How to Finance a Rental Property
Step #1: Examine the Past
After you submit your application for financing, a lender will thoroughly vet your background to determine the amount of risk they will assume in making a loan to you. This involves a complete review of your credit history, a look at your credit score, and a vetting of all your financial records. If you don't have a strong history of sound financial decisions that have built wealth over time, then it may be difficult to secure the financing that you need.
Step #2: Examine the Present
Most lenders are going to require at least 20% down on the agreed upon purchase price of a rental property to qualify you for a loan. You current debt-to-income ratio will be examine to see if your current income will be able to cover loan payment over the course of the loan. Even the history of the rental property itself will be examined for profitability.
If you have a rental property with several tenants who have all lived there for several years that you wish to purchase, then you'll have more success in this area than purchasing a property that has never been rented before. That doesn't mean new rental properties can't receive financing... it just means that you'll need to make sure you have solid plans in place to bring about profitability.

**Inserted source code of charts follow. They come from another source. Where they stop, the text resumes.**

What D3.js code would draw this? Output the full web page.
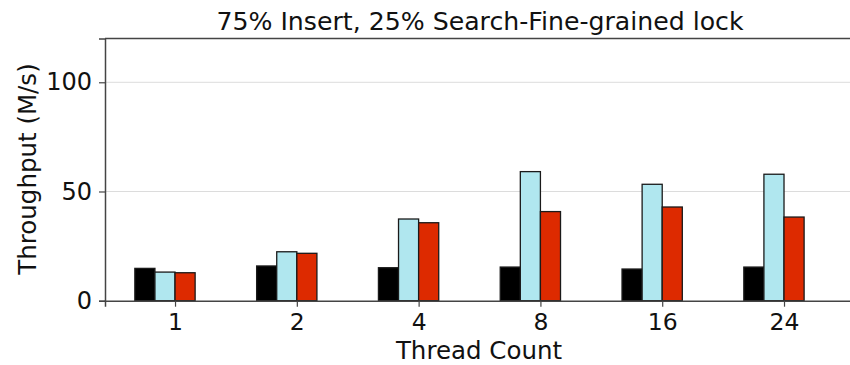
<!DOCTYPE html>
<html><head><meta charset="utf-8">
<script src="https://cdn.jsdelivr.net/npm/d3@7"></script>
<style>body{margin:0;background:#fff}svg{display:block}text{font-family:"DejaVu Sans",sans-serif;fill:#111}</style>
</head><body><svg id="c" width="850" height="365"></svg>
<script>
const categories = ["1","2","4","8","16","24"];
const seriesNames = ["s1","s2","s3","pad"];
const seriesColors = ["#000000","#b0e7ef","#dd2a00","#ffffff"];
const s1 = [14.8,15.9,15.1,15.4,14.5,15.4];
const s2 = [13.1,22.4,37.4,59.1,53.3,57.9];
const s3 = [12.8,21.7,35.7,40.8,42.9,38.3];
const pad = [0,0,0,0,0,0];
const yTicks = [0,50,100];
const title = "75% Insert, 25% Search-Fine-grained lock";
const xLabel = "Thread Count";
const yLabel = "Throughput (M/s)";

const series = [s1,s2,s3,pad];
const svg = d3.select("#c");
const L = 105, R = 870, T = 38.6, B = 300.7;
const x = d3.scaleLinear().domain([-0.575, 5.706]).range([L, R]);
const y = d3.scaleLinear().domain([0,120]).range([B, T]);
const bw = 0.165;
const sub = d3.scaleBand().domain(seriesNames).range([-2*bw, 2*bw]);

svg.append("g").selectAll("line").data(yTicks.filter(d=>d>0)).join("line")
  .attr("x1",L).attr("x2",R).attr("y1",d=>y(d)).attr("y2",d=>y(d))
  .attr("stroke","#dcdcdc").attr("stroke-width",1);

const g = svg.append("g");
categories.forEach((c,i)=>{
  series.forEach((s,j)=>{
    if (seriesNames[j]==="pad") return;
    const x0 = x(i + sub(seriesNames[j])), x1 = x(i + sub(seriesNames[j]) + sub.bandwidth());
    g.append("rect").attr("x",x0).attr("width",x1-x0)
      .attr("y",y(s[i])).attr("height",y(0)-y(s[i]))
      .attr("fill",seriesColors[j]).attr("stroke","#1a1a1a").attr("stroke-width",1.3);
  });
});

const xa = svg.append("g").attr("transform",`translate(0,${B})`)
  .call(d3.axisBottom(x).tickValues(d3.range(categories.length)).tickFormat(i=>categories[i]).tickSize(6).tickPadding(7));
xa.select(".domain").attr("stroke","#444").attr("stroke-width",1.5);
xa.selectAll(".tick line").attr("stroke","#444").attr("stroke-width",1.2);
xa.selectAll("text").style("font-size","23.5px").attr("fill","#111");

const ya = svg.append("g").attr("transform",`translate(${L},0)`)
  .call(d3.axisLeft(y).tickValues(yTicks).tickSize(6).tickPadding(7));
ya.select(".domain").attr("stroke","#444").attr("stroke-width",1.5);
ya.selectAll(".tick line").attr("stroke","#444").attr("stroke-width",1.2);
ya.selectAll("text").style("font-size","24px").attr("fill","#111");

svg.append("line").attr("x1",L).attr("x2",R).attr("y1",T).attr("y2",T).attr("stroke","#444").attr("stroke-width",1.5);

svg.append("text").attr("x",480).attr("y",30).attr("text-anchor","middle").style("font-size","25.2px").text(title);
svg.append("text").attr("x",479).attr("y",359).attr("text-anchor","middle").style("font-size","24.5px").text(xLabel);
svg.append("text").attr("transform","translate(36,169) rotate(-90)").attr("text-anchor","middle").style("font-size","24.5px").text(yLabel);
</script></body></html>
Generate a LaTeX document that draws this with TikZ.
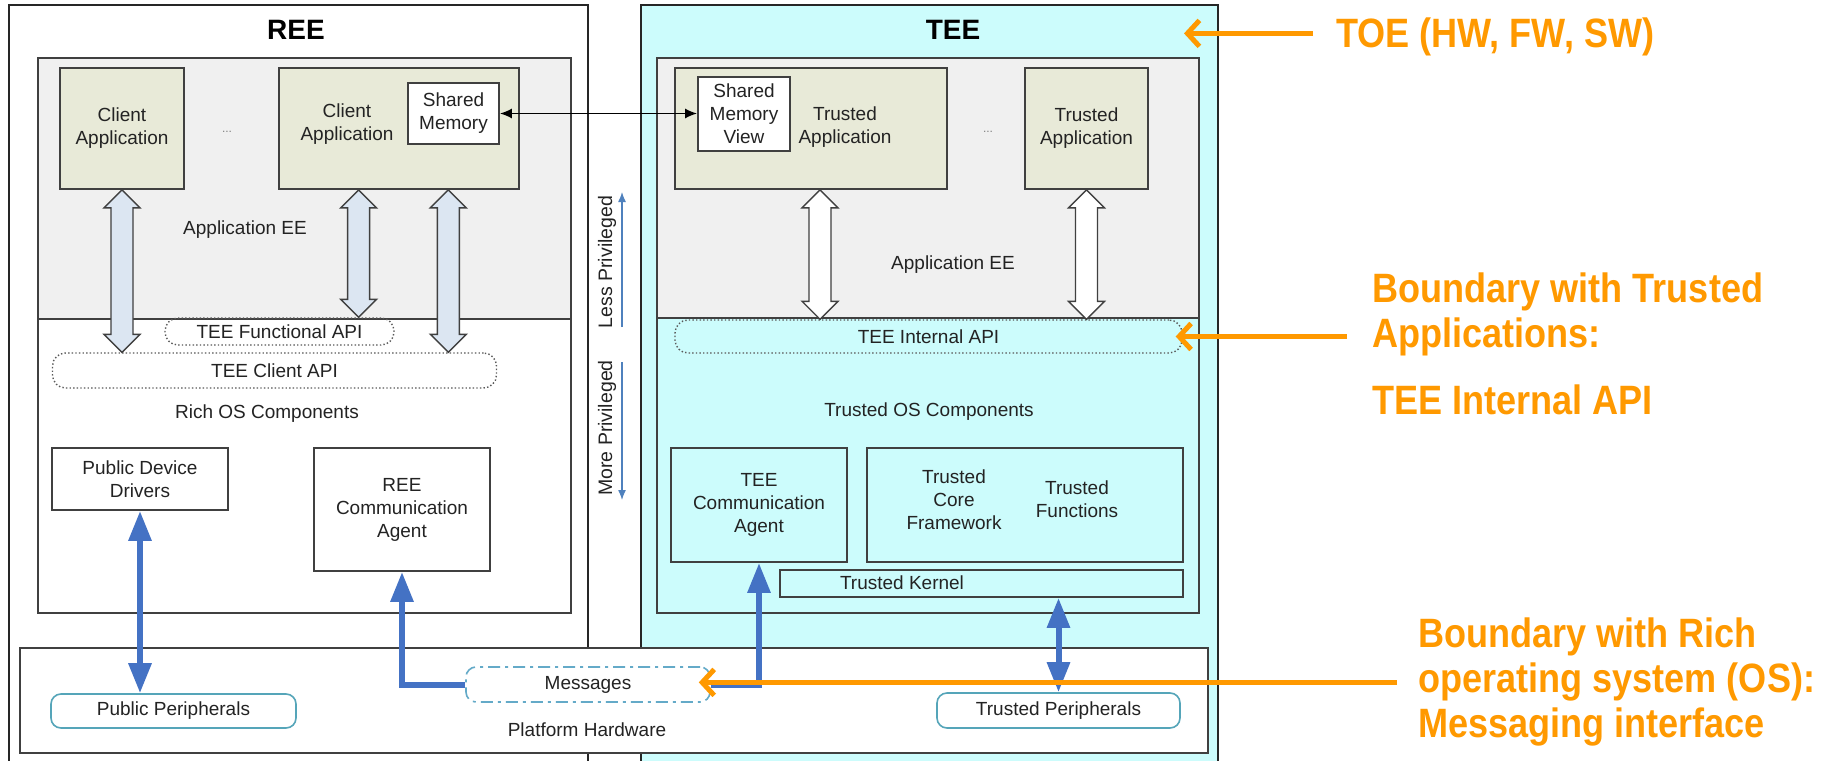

Step #3: Examine the Future
Although no one can predict the future, a lender is still going to look at what a future relationship with you is going to look like. Will you consistently make your payments on time? Will you manage the new property well? What kind of connections do you have in the community that can help you be successful in this business venture?
The best way to assure a lender that you've got your future plans set is to submit a full business plan with your financing application. With a 5 year or 10 year business plan, you'll be able to show the lender how you intend to transform your new rental property into a money making machine! If you take the time to create a comprehensive business plan that will show consistently profitability, then you may even receive a reduction in the down payment requirement of the loan.
Securing financing for a rental property ends with these three steps, but it begins by choosing a lender who is likely to approve you. Every hard credit inquiry brings about the possibility of a lower credit score, so narrow down your potential lenders, shop for the right loan, but limit applications so that you won't damage your credit too much as you secure your next rental property.